According to pollsters, Mormons were reviled by both the evangelical right and the secular left. Evangelical Christians viewed Mormons as religious competitors and so would balk at a political alliance that put a Mormon in charge of the Republican Party. This, many conservative Christian critics warned, could lead to the Mormonizing of America. Liberals such as Bill Maher, Lawrence O'Donnell and Jacob Weisberg viewed Mitt Romney's religion as a particularly false, authoritarian religion. They argued those people who take it seriously should not be trusted with nuclear launch codes.

The experience of Mormons in American politics, and the Romneys' experience in particular, puts the lie to both of these visions, which is why voters are seriously giving Romney a second look. George and Mitt Romney both ran for and won the governorships of states that were not heavy with Mormons, presided over administrations not featherbeded with Latter-day saints, and proved willing to buck the leadership of their own church on issues ranging from civil rights to gay rights.
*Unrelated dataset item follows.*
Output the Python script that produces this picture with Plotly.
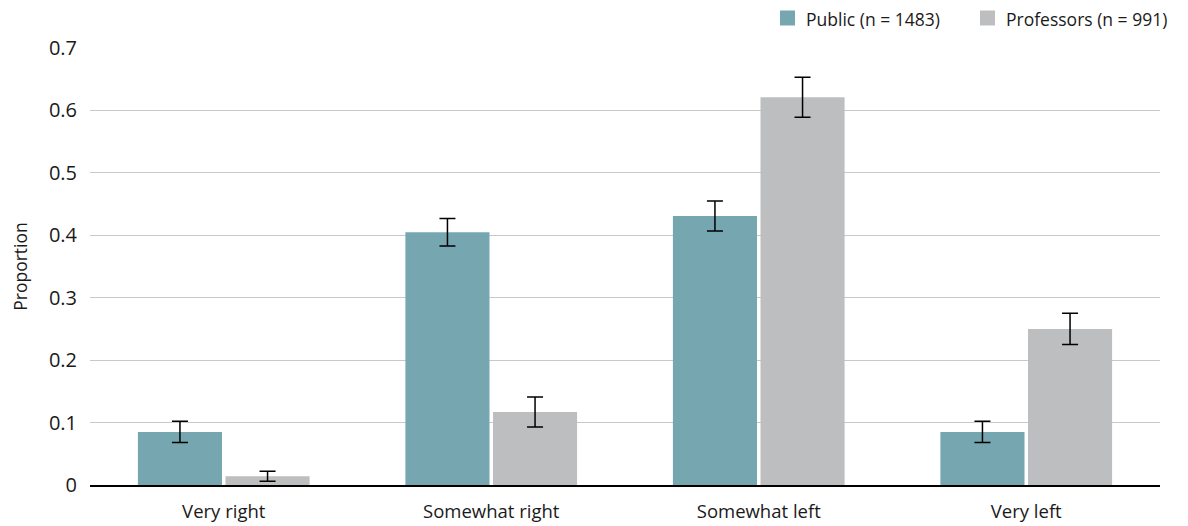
import plotly.graph_objects as go

categories = ["Very right", "Somewhat right", "Somewhat left", "Very left"]
public_vals = [0.085, 0.405, 0.431, 0.085]
public_err = [0.017, 0.022, 0.024, 0.017]
prof_vals = [0.014, 0.117, 0.621, 0.250]
prof_err = [0.008, 0.024, 0.032, 0.025]
y_ticks = [0, 0.1, 0.2, 0.3, 0.4, 0.5, 0.6, 0.7]
y_tick_text = ["0", "0.1", "0.2", "0.3", "0.4", "0.5", "0.6", "0.7"]
series_names = ["Public (n = 1483)", "Professors (n = 991)"]
series_colors = ["#76a7b1", "#bdbec0"]

font_family = "Open Sans, Noto Sans, sans-serif"

# figure size (page body has an 8px margin)
W, H = 1180, 518
ML, MR, MT, MB = 82, 28, 40, 41
PW, PH = W - ML - MR, H - MT - MB


def px_x(x):
    return (x - ML) / PW


def px_y(y):
    return (H - MB - y) / PH


fig = go.Figure()
for name, vals, errs, col in [(series_names[0], public_vals, public_err, series_colors[0]),
                              (series_names[1], prof_vals, prof_err, series_colors[1])]:
    fig.add_trace(go.Bar(
        x=categories, y=vals, name=name,
        marker=dict(color=col, line=dict(width=0)),
        error_y=dict(type="data", array=errs, color="#000000", thickness=1.5, width=8),
        showlegend=False,
    ))

# custom legend (square swatch + label), placed top right
legend_items = [(772, 797), (972, 997)]
shapes = []
annotations = []
for (sq_x, tx_x), name, col in zip(legend_items, series_names, series_colors):
    shapes.append(dict(type="rect", xref="paper", yref="paper",
                       x0=px_x(sq_x), x1=px_x(sq_x + 15), y0=px_y(17.5), y1=px_y(2.5),
                       fillcolor=col, line=dict(width=0)))
    annotations.append(dict(text=name, xref="paper", yref="paper", x=px_x(tx_x), y=px_y(11),
                            xanchor="left", yanchor="middle", showarrow=False,
                            font=dict(size=17.5, color="#1a1a1a"), borderpad=0))

fig.update_layout(
    width=W, height=H,
    paper_bgcolor="white", plot_bgcolor="white",
    margin=dict(l=ML, r=MR, t=MT, b=MB, autoexpand=False),
    barmode="group", bargap=0.345, bargroupgap=0.04,
    font=dict(family=font_family, size=18, color="#1a1a1a"),
    showlegend=False,
    shapes=shapes, annotations=annotations,
)
fig.update_xaxes(showgrid=False, showline=True, linecolor="#000000", linewidth=2,
                 ticks="", tickfont=dict(size=18.5), ticklabelstandoff=9, automargin=False)
fig.update_yaxes(range=[0, 0.7], tickvals=y_ticks, ticktext=y_tick_text,
                 showgrid=True, gridcolor="#c8c8c8", gridwidth=1, zeroline=False,
                 ticks="", tickfont=dict(size=20), ticklabelstandoff=12, automargin=False,
                 title=dict(text="Proportion", font=dict(size=17.5), standoff=19))

fig.write_html("out.html")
Moreover, if Mitt Romney does win the White House, it's likely one of his fiercest opponents will be Senate Majority Leader Harry Reid, a man who is not only a Mormon but a convert to the faith.

Religious groups hoping a representative in the White House will boost the faith are frequently disappointed. George W. Bush exposed evangelicals to unprecedented partisan attacks. Barack Obama has downplayed his association with Trinity United Church of Christ, his historically black church in Chicago, after the whole Jeremiah Wright business. And as a Catholic, let me just say that many of us could have done just fine without Camelot, thank you.

In fact, for Latter-day Saints to benefit from a Romney presidency would be extraordinary. Romney would have to be a bold leader who fixes the country's problems without dividing us into warring camps. He would have to be an obviously good man and a great orator who makes America look better on the world stage. He'd have to preside over an administration that favors competence over cronyism, progress over precedent and faith over faction. It's a tall order but if Romney wins the White House and pulls all that off, many people would look at the religion that helped bring this leader to us with new eyes. They'd be right to do so.